The guidelines recommend that a priest “specifies in writing” the points of the registration that he disagrees with. This is an odd expectation. The Party has not previously allowed believers to sign agreements with the state along with an amendment that the signer disagrees with the agreement. And if the priest or bishop signing the registration is permitted to make such a stipulation, the Vatican surely cannot recommend that such clergy subject themselves to the vicissitudes of the state’s treatment of Chinese Christians.

Finally, if the Holy See is asking the priests of God’s Church to sign a civil registration that is against Church teaching, that is against the Church, and that is against religion in general, China’s Catholics cannot avoid asking what, precisely, the Holy See signed last September.

Catholic media have given much attention to cardinals who have submitted requests for clarifications from the Holy See about recent pronouncements and decisions. The most famous are the five dubia (or “doubts”) regarding the apostolic exhortation Amoris Laetitia that were submitted by four cardinals in 2018.

Now another cardinal, the outspoken Joseph Zen, former bishop of Hong Kong, has submitted yet more dubia to Pope Francis. They concern the suitability and soundness of the new guidelines for Chinese priests and bishops.
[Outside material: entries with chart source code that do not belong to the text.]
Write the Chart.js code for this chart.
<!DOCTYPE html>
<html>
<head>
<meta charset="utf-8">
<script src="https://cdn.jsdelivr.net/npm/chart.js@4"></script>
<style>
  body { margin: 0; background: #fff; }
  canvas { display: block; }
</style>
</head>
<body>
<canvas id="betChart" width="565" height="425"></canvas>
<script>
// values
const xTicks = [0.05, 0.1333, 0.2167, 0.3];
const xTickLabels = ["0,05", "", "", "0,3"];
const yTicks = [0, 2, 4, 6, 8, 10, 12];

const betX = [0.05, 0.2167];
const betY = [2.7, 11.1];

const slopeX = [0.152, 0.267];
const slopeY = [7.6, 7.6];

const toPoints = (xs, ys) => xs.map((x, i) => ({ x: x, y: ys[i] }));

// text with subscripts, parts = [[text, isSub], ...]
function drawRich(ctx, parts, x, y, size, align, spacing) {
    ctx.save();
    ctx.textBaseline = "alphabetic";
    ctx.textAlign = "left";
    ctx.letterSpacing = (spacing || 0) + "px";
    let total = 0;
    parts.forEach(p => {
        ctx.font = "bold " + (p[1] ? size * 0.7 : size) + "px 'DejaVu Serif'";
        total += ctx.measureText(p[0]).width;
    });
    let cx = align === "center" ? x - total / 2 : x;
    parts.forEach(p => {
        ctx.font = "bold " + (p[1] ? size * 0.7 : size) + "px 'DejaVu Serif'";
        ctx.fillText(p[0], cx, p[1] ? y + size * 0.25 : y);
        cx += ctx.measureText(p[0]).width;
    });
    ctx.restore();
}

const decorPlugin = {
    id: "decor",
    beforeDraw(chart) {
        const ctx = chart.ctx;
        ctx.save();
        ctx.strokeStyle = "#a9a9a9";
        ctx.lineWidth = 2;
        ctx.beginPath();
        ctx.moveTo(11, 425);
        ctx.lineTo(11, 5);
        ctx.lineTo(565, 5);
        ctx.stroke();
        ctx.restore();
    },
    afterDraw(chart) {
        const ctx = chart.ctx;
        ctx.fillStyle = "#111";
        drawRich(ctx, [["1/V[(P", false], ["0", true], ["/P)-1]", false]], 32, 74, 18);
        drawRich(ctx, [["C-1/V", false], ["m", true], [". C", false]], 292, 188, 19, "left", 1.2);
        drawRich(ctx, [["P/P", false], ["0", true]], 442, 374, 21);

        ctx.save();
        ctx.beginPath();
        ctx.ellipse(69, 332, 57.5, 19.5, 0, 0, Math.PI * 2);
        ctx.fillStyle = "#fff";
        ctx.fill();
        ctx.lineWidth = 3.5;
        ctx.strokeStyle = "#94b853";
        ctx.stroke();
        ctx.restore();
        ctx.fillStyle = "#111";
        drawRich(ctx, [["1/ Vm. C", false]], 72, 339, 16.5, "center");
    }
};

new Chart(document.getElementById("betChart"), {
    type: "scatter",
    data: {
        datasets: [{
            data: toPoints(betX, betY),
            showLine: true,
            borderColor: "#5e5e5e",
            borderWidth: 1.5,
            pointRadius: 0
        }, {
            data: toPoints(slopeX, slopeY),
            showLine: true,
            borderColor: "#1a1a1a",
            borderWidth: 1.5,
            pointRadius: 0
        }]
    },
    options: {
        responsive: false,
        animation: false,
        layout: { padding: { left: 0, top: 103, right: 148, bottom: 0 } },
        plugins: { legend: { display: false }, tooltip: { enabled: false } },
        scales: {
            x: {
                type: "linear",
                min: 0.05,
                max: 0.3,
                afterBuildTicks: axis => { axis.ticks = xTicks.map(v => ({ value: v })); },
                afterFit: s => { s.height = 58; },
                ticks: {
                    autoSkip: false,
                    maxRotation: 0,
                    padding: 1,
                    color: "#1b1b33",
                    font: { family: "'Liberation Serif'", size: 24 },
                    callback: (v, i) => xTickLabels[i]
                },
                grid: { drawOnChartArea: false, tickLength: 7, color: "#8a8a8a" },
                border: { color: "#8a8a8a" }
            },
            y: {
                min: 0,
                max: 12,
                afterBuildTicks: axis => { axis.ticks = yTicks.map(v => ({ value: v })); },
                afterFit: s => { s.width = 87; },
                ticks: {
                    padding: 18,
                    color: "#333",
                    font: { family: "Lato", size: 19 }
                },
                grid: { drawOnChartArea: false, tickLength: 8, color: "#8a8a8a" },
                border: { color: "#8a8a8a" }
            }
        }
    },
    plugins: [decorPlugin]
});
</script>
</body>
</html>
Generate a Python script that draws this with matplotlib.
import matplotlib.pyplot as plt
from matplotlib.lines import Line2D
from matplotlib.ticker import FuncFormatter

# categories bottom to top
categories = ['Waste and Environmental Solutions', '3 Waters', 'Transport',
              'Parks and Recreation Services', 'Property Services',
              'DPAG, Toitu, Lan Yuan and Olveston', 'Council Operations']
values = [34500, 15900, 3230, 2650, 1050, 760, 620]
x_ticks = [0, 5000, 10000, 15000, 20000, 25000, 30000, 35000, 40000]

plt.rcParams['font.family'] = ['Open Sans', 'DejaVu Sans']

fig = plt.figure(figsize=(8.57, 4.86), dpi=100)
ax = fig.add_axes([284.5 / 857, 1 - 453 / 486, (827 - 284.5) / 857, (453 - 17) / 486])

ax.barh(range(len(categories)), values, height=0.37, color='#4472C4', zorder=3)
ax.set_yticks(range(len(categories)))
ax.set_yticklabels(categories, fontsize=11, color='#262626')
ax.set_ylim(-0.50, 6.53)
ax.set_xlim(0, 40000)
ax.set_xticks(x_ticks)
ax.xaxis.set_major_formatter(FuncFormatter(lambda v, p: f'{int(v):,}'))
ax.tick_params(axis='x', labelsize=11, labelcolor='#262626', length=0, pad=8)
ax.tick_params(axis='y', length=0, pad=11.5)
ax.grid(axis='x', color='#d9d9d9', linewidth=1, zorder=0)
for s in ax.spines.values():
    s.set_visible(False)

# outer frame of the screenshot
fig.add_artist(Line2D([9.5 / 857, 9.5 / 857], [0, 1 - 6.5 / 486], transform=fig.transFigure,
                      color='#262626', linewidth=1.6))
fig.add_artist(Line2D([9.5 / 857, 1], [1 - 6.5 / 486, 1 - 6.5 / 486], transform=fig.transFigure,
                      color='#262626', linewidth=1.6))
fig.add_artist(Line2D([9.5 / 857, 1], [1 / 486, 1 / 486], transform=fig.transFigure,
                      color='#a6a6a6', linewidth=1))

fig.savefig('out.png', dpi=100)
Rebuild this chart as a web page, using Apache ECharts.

The media have failed to recognise the gravity of these dubia, issued by a cardinal of the Church. For in principle, dubia submitted to the pope challenge the authority of the document they are disputing. The Latin idiom lex dubia non obligat means that “a doubtful law is not binding”. In other words, Cardinal Zen’s dubia call into question the acceptability of the guidelines on how China’s clergy should respond when asked to sign a civil registration to practise their ministry.

When he first read the guidelines, Cardinal Zen immediately booked a flight to Rome, walked to the Pope’s residence, the Domus Sanctae Marthae, and submitted his dubia to the papal household. He was invited to a dinner with the Holy Father that evening. At the end of the meal Cardinal Zen asked the Pope about his dubia. Francis reportedly answered: “I can handle this matter.” Nothing else was said.

Cardinal Zen’s dubia conclude with a passionate appeal: “Lord, please have pity on the Church of our homeland, and don’t allow those who wish to destroy the true faith to succeed.”

The cardinal is not the only Church leader who is concerned about the state of China’s Catholic faithful. But his distress shows that Catholics in China are desperate for evidence that Rome understands their faith and life in the Church and guides them with wisdom and clarity.

I like the image of China as a dragon. In China, this mythological creature is an auspicious being, while in the West dragons are perceived as cunning and dangerous. Whether the East or the West is right, JRR Tolkien was correct when he advised: “Never laugh at live dragons.”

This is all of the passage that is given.